One of the most popular and productive methods to catch pike in Ireland is the use of deadbaits fished in a sink-and-draw (wobbled) manner from shore or boat. Ledgered deadbaits may be used on all waters, and are particularly effective, when the shoals of fodder (prey) fish, particularly bream roach and hybrids are located. The baits are positioned on the margins of the shoal of fodder (prey) fish and left for a period before being repositioned. In such situations, the bank side margins, and areas where there is cover in the form of reeds or overhanging trees should be carefully fished. Static methods are also particularly useful in the colder months. Float ledgered deadbaits can be effective from the shore and float trolled deadbaits are very productive when fishing from a boat.
There is a huge array of artificial lures from which the pike angler can choose to fish and these are designed to fish at varying depths and speeds from both shore and boat. The use of artificial lures can be very rewarding and the angler is likely to catch more fish when using this method under the right conditions. The use of jerk and crank baits from a boat produce many specimen pike from our bigger lakes. Varying the speed of the retrieve and the depth at which the lure is fished will contribute to the success achieved by this method. The choice of colour can be important and local advice should be sought before fishing.
Fly fishing is becoming an increasingly popular method of fishing for pike in Ireland and the plethora of suitable venues available gives the angler the opportunity to catch a large fish on fly gear. An average fish would be in the 4 to 8 lbs. (2 to 4 Kg.) bracket. Fly fishing for pike has proved to be successful on both loughs and rivers and is a particularly good method on canals e.g. Grand, Royal and Barrow canals. It may be done in the shallower waters all year round but is usually more successful in the warmer months. A nine to ten foot AFTM 9-10, rod is required to cast the large pike flies. Both floating and sinking techniques can be used. The pike fly should be attached to a length or wire or Kevlar covered line as a protection against the pike's teeth. Flies dressed on size 2 to 5/0 single hooks are standard and some incorporate weed guards.
Boats enable the angler to gain access to water that may not be fishable from the bank. They also allow the angler to cover a greater area of water than bank fishing.
Lough fishing may be done from the bank but often a boat will be required and these may be hired at all the main angling centres. Trolling is a favoured way of fishing the bigger waters because so much ground may be covered in the course of a day. Either artificial or natural baits may be used, and there are many variations of the method such as float trolling. An echo sounder may be a useful aid on our bigger loughs. The equipment is used primarily to ascertain depth, and to locate shoals of fodder fish and what depth they are feeding at. Big pike are usually found on the edge of these shoals. Again we recommend the use of an angling guide or ghillie particularly on our bigger loughs if the angler is unfamiliar with the water. For the complete list of Irish Angling guides, please click here.

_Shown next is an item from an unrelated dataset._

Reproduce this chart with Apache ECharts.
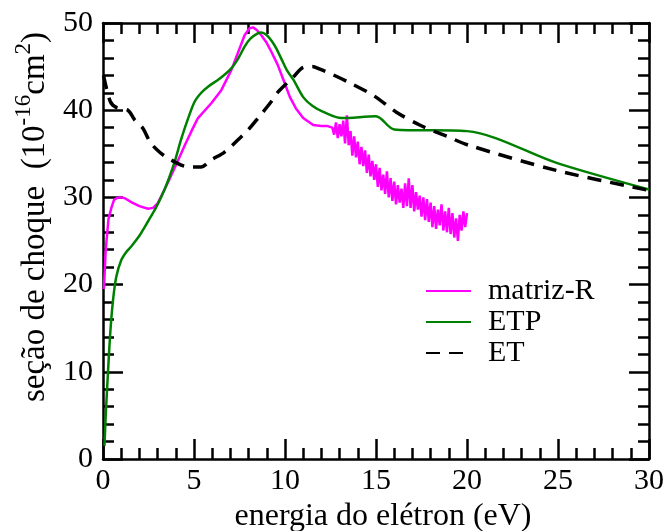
<!DOCTYPE html>
<html>
<head>
<meta charset="utf-8">
<script src="https://cdn.jsdelivr.net/npm/echarts@6/dist/echarts.min.js"></script>
<style>
html,body{margin:0;padding:0;background:#fff;}
#chart{width:667px;height:531px;}
</style>
</head>
<body>
<div id="chart"></div>
<script>
// matriz-R (smooth part followed by noisy part)
var matrizX = [0.05,0.15,0.3,0.46,0.6,0.82,1.0,1.2,1.6,2.0,2.47,2.75,3.0,3.4,3.7,4.03,4.5,5.0,5.22,5.95,6.5,7.05,7.4,7.78,8.05,8.24,8.45,8.7,9.0,9.25,9.6,10.0,10.27,10.6,11.0,11.55,12.0,12.3,12.6,
  12.7,12.8,12.9,13.0,13.1,13.2,13.3,13.4,13.5,13.6,13.7,13.8,13.9,14.0,14.1,14.2,14.3,14.4,14.5,14.6,14.7,14.8,14.9,15.0,
  15.1,15.2,15.3,15.4,15.5,15.6,15.7,15.8,15.9,16.0,16.1,16.2,16.3,16.4,16.5,16.6,16.7,16.8,16.9,17.0,17.1,17.2,17.3,17.4,
  17.5,17.6,17.7,17.8,17.9,18.0,18.1,18.2,18.3,18.4,18.5,18.6,18.7,18.8,18.9,19.0,19.1,19.2,19.3,19.4,19.5,19.6,19.7,19.8,19.9,20.0];
var matrizY = [19.5,24.0,27.5,28.8,29.7,30.0,30.0,29.9,29.4,29.0,28.7,28.8,29.3,31.0,32.3,33.8,36.0,38.2,39.1,40.8,42.3,44.6,46.5,48.6,49.4,49.5,49.2,48.6,47.7,46.7,45.2,43.0,41.5,40.2,39.1,38.3,38.2,38.2,38.0,
  37.2,38.6,36.8,38.4,37.0,38.8,36.2,39.4,36.0,37.6,34.8,37.0,34.6,36.4,33.8,35.8,33.6,35.4,32.8,34.9,32.4,34.2,32.0,33.8,
  31.2,33.4,30.8,32.6,30.4,33.0,30.0,32.2,29.6,31.8,29.2,31.4,29.4,31.0,28.8,31.6,29.0,32.2,28.8,31.4,28.4,30.6,28.6,30.2,
  27.8,30.0,27.4,29.8,27.2,29.4,26.6,29.0,26.4,28.6,26.8,29.2,26.2,28.4,26.0,28.8,25.8,28.2,25.4,27.6,25.0,28.0,26.2,28.4,26.6,28.2];

// ETP
var etpX = [0.08,0.15,0.27,0.4,0.55,0.73,1.0,1.3,1.56,2.0,2.29,2.6,2.93,3.3,3.66,3.94,4.3,4.7,5.04,5.4,5.77,6.4,7.05,7.45,7.78,8.1,8.5,8.7,9.0,9.25,9.52,9.82,10.1,10.46,11.0,11.5,12.1,13.1,15.0,16.0,20.0,25.0,30.0];
var etpY = [1.5,5.0,9.8,14.5,18.2,20.9,22.8,23.8,24.4,25.6,26.6,27.7,28.9,30.5,32.4,34.1,36.7,39.2,41.0,42.0,42.7,43.6,44.8,46.0,47.3,48.2,48.8,48.9,48.6,48.0,47.1,45.8,44.6,43.5,41.5,40.5,39.8,39.1,39.3,37.8,37.6,33.9,30.9];

// ET
var etX = [0.03,0.4,0.75,1.37,1.74,2.2,2.6,3.1,3.57,4.3,4.67,5.4,5.95,6.68,7.42,8.0,8.52,9.25,9.62,10.46,11.0,11.5,11.92,12.6,13.4,14.85,16.1,17.4,18.9,20.07,24.9,30.0];
var etY = [44.0,41.0,40.3,40.0,38.9,37.9,36.3,35.2,34.5,33.7,33.5,33.5,34.3,35.2,36.6,37.8,39.1,41.0,42.1,43.8,44.9,45.0,44.7,44.1,43.3,41.7,39.8,38.3,37.0,36.0,33.1,30.8];

var seriesNames = ['matriz-R','ETP','ET'];
var xTitle = 'energia do elétron (eV)';

function pairs(xs, ys){ var o=[]; for (var i=0;i<xs.length;i++) o.push([xs[i],ys[i]]); return o; }

var FONT = '"Times New Roman", Tinos, "Nimbus Roman", "DejaVu Serif", serif';
function axisCommon(pos, showLabel, isX){
  return {
    type:'value', position:pos,
    min:0, max: isX?30:50, interval: isX?5:10,
    axisLine:{show:true, onZero:false, lineStyle:{color:'#000', width:2.5}},
    axisTick:{show:true, inside:true, length:20, lineStyle:{color:'#000', width:2.5}},
    minorTick:{show:true, splitNumber:5, length:11, lineStyle:{color:'#000', width:2.5}},
    splitLine:{show:false}, minorSplitLine:{show:false},
    axisLabel:{show:showLabel, color:'#000', fontFamily:FONT, fontSize:30, margin: isX?7:10, showMinLabel:true, showMaxLabel:true}
  };
}

var chart = echarts.init(document.getElementById('chart'), null, {renderer:'canvas'});
var xb = axisCommon('bottom', true, true);
xb.name = xTitle; xb.nameLocation='middle'; xb.nameGap=36;
xb.nameTextStyle = {color:'#000', fontFamily:FONT, fontSize:32, padding:[0,0,0,14]};
var xt = axisCommon('top', false, true);
var yl = axisCommon('left', true, false);
yl.name = '{a|seção de choque  (10}{s|-16}{a|cm}{s|2}{a|)}';
yl.nameLocation='middle'; yl.nameGap=45; yl.nameRotate=90;
yl.nameTextStyle = {color:'#000', fontFamily:FONT, fontSize:33, padding:[0,0,0,48],
  rich:{a:{fontFamily:FONT, fontSize:33, color:'#000', lineHeight:40, verticalAlign:'bottom'},
        s:{fontFamily:FONT, fontSize:23, color:'#000', lineHeight:40, verticalAlign:'top'}}};
var yr = axisCommon('right', false, false);

chart.setOption({
  animation:false,
  backgroundColor:'#fff',
  textStyle:{fontFamily:FONT},
  grid:{left:103, right:18, top:23, bottom:72, containLabel:false, outerBoundsMode:'none'},
  xAxis:[xb, xt],
  yAxis:[yl, yr],
  legend:{
    show:true, orient:'vertical', left:420, top:271, itemWidth:45, itemHeight:14, itemGap:1,
    itemStyle:{opacity:0},
    textStyle:{color:'#000', fontFamily:FONT, fontSize:30, lineHeight:30, padding:[0,0,0,12]},
    data: seriesNames
  },
  series:[
    {name:seriesNames[0], type:'line', xAxisIndex:0, yAxisIndex:0, data:pairs(matrizX, matrizY), symbol:'none', smooth:false,
     lineStyle:{color:'#ff00ff', width:2.5}, itemStyle:{color:'#ff00ff'}},
    {name:seriesNames[1], type:'line', xAxisIndex:0, yAxisIndex:0, data:pairs(etpX, etpY), symbol:'none', smooth:0.3,
     lineStyle:{color:'#008000', width:2.5}, itemStyle:{color:'#008000'}},
    {name:seriesNames[2], type:'line', xAxisIndex:0, yAxisIndex:0, data:pairs(etX, etY), symbol:'none', smooth:0.3,
     lineStyle:{color:'#000', width:3.5, type:[14,9]}, itemStyle:{color:'#000'}}
  ]
});
</script>
</body>
</html>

Essential Kit for Irish Piking
Anglers should use strong wire over 30 lbs. (13.60 Kg.). test for trace material, and a reel line of over 15 lbs. (6.8 Kg.) monofilament test or 30 lbs. (13.6 Kg.) braid. Size 6 to 8 strong wired trebles are advised for deadbait rigs. Size 2 to 6 strong wired treble hooks for wobbling or trolling deadbait rigs. Many anglers either pinch the barbs on the hooks or use barbless altogether. For fly fishing, size 1 to 6/0 can be used. Some pike flies can incorporate a weed guard. Good long strong forceps should be used to extract hooks. When fishing static baits, the tackle should not be left unattebded and a reliable form of bite detection should always be used. Electronic bite alarms and drop off bite indicators combined on rod stands or a rod pod are excellent for use in static fishing.